「残念な人」舛添都知事が連発した「違法性はないが不適切」、その「深い意味」とは?
東京都知事の舛添要一氏が政治資金の使途で厳しい追及を受け、21日に辞任する。依然として払しょくできない疑念は山盛りだが、舛添氏の言うところの「第三者」の調査結果は「違法性はないが不適切」ということだ。
舛添氏が依頼した「第三者」が弁護士だった時点でこの落としどころは見え見えであったが、その辺も含めて今回は適法性と適正性の違いについて考えてみたい。
適法性と適正性の違い
適法性とは、法令等のルールに対する準拠性をいう。これは主に法律の世界の話である。
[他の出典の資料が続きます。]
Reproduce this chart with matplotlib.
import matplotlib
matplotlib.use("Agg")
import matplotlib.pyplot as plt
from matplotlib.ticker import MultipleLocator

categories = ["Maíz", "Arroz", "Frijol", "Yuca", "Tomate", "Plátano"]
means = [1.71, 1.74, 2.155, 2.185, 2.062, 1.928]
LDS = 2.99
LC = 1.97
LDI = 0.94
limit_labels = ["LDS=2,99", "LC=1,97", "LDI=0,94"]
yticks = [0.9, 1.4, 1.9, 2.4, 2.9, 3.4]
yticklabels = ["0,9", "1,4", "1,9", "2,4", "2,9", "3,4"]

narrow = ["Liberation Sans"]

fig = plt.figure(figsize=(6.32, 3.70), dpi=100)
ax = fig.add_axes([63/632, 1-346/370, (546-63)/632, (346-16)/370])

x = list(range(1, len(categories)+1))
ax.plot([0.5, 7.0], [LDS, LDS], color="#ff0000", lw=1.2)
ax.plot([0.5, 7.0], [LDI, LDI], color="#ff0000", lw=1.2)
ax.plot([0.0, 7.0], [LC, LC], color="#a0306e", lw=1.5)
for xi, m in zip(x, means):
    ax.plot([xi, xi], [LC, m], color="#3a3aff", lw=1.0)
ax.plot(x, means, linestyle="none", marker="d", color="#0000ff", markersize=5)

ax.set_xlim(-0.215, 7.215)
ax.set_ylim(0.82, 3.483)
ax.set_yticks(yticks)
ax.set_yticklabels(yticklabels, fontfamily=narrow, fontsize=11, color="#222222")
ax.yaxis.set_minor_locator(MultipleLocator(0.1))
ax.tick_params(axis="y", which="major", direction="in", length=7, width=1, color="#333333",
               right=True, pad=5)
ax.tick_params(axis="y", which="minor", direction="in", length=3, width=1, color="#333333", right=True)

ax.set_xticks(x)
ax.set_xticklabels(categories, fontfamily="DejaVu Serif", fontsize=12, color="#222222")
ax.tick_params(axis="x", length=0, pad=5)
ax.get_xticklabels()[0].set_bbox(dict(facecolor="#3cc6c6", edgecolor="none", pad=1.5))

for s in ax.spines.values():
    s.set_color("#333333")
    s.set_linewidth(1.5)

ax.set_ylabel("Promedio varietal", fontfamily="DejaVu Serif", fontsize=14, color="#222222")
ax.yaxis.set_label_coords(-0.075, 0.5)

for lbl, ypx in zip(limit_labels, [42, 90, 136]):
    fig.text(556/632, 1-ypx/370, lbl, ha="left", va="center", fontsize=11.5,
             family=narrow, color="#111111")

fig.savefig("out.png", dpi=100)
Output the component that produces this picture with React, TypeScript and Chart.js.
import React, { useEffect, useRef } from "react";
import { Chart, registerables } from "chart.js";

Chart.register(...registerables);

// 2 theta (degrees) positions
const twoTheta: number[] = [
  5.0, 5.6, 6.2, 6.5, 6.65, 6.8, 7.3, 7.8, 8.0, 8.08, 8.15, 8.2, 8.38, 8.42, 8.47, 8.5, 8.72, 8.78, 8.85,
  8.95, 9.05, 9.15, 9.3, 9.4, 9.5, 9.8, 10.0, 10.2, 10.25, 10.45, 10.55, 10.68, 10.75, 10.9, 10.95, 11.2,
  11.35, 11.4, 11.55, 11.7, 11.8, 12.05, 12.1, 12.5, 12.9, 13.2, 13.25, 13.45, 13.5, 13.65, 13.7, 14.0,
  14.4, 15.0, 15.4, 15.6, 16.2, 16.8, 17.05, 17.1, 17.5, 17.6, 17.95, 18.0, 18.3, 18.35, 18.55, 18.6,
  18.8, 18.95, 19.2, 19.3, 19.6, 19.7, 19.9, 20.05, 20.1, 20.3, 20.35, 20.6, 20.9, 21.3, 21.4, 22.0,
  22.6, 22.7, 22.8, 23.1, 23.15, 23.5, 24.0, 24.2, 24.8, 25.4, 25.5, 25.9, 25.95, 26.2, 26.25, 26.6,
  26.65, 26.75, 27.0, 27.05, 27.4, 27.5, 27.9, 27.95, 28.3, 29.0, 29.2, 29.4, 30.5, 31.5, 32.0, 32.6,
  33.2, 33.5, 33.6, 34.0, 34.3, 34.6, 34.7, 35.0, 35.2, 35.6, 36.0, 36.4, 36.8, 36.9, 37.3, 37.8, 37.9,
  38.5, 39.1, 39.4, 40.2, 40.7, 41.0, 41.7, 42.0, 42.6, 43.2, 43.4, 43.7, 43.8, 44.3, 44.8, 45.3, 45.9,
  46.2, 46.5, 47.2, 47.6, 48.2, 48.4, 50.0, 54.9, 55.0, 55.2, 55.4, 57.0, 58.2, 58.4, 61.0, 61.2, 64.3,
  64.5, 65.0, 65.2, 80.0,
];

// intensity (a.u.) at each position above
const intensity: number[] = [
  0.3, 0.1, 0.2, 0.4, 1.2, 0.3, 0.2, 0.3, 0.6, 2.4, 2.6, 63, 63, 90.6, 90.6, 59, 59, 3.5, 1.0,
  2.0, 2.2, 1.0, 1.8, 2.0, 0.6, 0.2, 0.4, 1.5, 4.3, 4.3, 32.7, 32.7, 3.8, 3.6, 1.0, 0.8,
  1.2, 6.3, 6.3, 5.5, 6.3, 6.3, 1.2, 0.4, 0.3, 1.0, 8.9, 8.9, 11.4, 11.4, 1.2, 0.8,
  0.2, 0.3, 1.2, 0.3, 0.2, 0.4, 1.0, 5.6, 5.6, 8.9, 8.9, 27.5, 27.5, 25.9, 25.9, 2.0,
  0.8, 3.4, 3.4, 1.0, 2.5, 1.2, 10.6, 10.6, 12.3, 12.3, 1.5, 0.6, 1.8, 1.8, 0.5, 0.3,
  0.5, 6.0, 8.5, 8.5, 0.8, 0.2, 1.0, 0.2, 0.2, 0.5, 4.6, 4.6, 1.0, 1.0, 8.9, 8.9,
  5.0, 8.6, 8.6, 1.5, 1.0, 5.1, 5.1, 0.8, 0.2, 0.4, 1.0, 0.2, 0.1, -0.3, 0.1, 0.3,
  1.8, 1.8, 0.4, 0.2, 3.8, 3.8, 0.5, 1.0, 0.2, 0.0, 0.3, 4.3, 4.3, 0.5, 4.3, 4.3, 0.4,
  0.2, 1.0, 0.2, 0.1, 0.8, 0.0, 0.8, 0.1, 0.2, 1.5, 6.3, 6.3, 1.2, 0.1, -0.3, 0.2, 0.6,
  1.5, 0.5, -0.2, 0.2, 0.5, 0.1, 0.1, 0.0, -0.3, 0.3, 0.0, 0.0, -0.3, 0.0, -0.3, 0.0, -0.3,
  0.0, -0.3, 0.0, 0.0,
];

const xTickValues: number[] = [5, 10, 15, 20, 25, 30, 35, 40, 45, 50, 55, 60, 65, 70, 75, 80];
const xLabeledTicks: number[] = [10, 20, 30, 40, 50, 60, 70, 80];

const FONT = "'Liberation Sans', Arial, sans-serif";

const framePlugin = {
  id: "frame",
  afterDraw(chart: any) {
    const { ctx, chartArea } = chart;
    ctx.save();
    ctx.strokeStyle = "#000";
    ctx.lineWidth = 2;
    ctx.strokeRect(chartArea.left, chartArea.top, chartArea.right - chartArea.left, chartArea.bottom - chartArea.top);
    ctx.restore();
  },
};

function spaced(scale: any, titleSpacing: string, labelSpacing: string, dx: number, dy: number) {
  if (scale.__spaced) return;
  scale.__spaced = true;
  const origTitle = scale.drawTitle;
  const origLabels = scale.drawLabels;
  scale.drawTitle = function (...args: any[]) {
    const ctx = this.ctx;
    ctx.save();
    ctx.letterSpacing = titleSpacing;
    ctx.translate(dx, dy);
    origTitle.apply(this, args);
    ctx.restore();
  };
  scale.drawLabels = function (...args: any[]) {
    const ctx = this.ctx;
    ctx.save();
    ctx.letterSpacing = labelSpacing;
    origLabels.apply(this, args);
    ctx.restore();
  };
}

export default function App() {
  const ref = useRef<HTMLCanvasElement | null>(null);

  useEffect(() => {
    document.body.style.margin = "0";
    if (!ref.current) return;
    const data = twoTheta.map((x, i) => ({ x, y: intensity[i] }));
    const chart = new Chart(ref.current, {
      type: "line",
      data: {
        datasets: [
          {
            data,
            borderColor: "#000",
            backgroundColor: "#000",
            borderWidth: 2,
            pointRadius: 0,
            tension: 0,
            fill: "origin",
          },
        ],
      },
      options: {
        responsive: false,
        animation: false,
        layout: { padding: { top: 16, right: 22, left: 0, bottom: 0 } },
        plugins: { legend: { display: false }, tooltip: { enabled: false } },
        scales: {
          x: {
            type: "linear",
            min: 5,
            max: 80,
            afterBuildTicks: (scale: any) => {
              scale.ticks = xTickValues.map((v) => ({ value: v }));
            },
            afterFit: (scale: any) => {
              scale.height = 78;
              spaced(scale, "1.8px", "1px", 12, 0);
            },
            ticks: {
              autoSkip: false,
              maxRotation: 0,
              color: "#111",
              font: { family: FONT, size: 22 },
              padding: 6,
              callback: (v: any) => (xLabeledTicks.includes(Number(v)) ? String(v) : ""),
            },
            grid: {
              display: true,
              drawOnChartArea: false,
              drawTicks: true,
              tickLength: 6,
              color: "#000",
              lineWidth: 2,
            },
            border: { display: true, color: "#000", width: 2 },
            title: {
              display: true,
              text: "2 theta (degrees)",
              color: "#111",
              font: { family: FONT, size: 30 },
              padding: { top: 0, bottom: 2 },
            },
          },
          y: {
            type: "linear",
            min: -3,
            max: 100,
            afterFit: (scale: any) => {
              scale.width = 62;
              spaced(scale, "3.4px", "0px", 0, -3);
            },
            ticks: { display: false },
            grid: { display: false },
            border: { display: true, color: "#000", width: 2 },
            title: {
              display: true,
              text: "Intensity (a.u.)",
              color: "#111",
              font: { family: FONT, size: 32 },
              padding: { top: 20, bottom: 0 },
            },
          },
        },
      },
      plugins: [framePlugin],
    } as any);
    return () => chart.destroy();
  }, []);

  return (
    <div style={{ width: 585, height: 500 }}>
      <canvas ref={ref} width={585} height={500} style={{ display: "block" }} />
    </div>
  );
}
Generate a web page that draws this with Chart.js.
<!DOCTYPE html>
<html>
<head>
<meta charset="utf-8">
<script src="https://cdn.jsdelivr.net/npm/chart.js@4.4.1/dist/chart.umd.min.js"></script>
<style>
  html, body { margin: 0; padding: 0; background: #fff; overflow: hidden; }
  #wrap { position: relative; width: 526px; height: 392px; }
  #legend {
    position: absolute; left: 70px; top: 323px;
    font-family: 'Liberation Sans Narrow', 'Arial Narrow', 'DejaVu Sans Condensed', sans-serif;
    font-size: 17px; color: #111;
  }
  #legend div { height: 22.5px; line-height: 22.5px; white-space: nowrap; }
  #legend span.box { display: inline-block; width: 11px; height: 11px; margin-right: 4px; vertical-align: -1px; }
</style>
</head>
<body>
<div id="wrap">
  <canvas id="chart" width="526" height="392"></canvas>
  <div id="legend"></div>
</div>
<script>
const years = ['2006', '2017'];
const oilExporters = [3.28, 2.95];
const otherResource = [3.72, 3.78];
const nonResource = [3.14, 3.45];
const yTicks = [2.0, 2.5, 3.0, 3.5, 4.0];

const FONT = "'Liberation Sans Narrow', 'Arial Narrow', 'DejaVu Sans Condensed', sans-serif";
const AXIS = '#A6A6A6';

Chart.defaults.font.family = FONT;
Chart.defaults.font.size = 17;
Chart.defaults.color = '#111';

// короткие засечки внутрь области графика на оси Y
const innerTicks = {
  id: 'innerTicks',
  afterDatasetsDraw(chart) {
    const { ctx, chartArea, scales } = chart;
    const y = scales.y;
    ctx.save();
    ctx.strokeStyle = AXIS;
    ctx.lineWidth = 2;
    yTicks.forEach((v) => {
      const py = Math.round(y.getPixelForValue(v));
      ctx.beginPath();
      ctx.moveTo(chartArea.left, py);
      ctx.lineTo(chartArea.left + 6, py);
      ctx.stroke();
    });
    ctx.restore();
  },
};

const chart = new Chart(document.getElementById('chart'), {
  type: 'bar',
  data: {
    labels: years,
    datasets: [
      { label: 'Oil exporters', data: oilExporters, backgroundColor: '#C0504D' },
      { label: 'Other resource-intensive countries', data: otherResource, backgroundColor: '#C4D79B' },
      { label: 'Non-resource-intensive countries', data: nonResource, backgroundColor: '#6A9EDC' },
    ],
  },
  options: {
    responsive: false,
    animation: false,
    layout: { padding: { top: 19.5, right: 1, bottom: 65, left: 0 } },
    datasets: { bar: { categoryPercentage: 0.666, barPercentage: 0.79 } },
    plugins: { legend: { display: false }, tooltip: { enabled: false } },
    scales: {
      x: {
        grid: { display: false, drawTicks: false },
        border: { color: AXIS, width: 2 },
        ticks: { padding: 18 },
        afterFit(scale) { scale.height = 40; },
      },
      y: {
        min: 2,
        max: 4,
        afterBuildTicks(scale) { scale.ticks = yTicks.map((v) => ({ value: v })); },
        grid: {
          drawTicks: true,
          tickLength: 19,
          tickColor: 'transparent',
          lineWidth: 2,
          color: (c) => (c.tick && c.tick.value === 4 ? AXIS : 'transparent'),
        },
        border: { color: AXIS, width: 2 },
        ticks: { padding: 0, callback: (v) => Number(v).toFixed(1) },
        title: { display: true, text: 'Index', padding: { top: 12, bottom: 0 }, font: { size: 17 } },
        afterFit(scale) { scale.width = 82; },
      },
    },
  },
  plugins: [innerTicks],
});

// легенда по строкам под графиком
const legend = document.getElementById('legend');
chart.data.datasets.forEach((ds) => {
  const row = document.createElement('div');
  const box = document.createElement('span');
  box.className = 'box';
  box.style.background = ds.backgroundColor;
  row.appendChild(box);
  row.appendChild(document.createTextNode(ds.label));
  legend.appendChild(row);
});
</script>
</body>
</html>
専門家の領域としては、主に弁護士が専門とする分野といえる。
たとえば、人を殺すと罰せられるのは、刑法に「人を殺した者は、死刑又は無期若しくは5年以上の懲役に処する」と定められているからだ。また、会社の役員が株主代表訴訟により多額の損害賠償責任を負うことがあるのは、会社法に「役員等は、その任務を怠ったときは、株式会社に対し、これによって生じた損害を賠償する責任を負う」と定められているからだ。
それに対して適正性は、実態を伴っているかを問題にする。場合によっては、妥当性というある種の価値判断が入ることもある。適法性がルールに照らした形式的判断であるのに対し、適正性は実質的判断といってもよい。
会計が主として問題にするのは、こちらのほうである。たとえば、公認会計士が会計監査で問題にするのは、決算書という会計情報が企業の実態をちゃんと映し出しているかどうかということだ。したがって、適法であっても適正でないことはいくらでもあり得る。というより、会計監査では適法性が問題になることはあまりない。問題になるのはほとんどが適正性だ。
たとえば、東芝は期末近くに協力会社に大量に販売したものを翌期に買い戻すことによって多額の利益を計上していたことが不適切とされたわけだが、そこで問題視されたのは、恒常的に協力会社から買い戻していたという事実である。買い戻しが恒常的だったということは当初から買い戻すことが予定されていたはずで、そうであるならばそこには販売の実態はなかったということになる。
東芝の場合、明確な会計基準違反があったわけではないので、違法とはいえない。だから、東芝の件は「不適切会計」とはいわれても「違法会計」とはいわれないのである。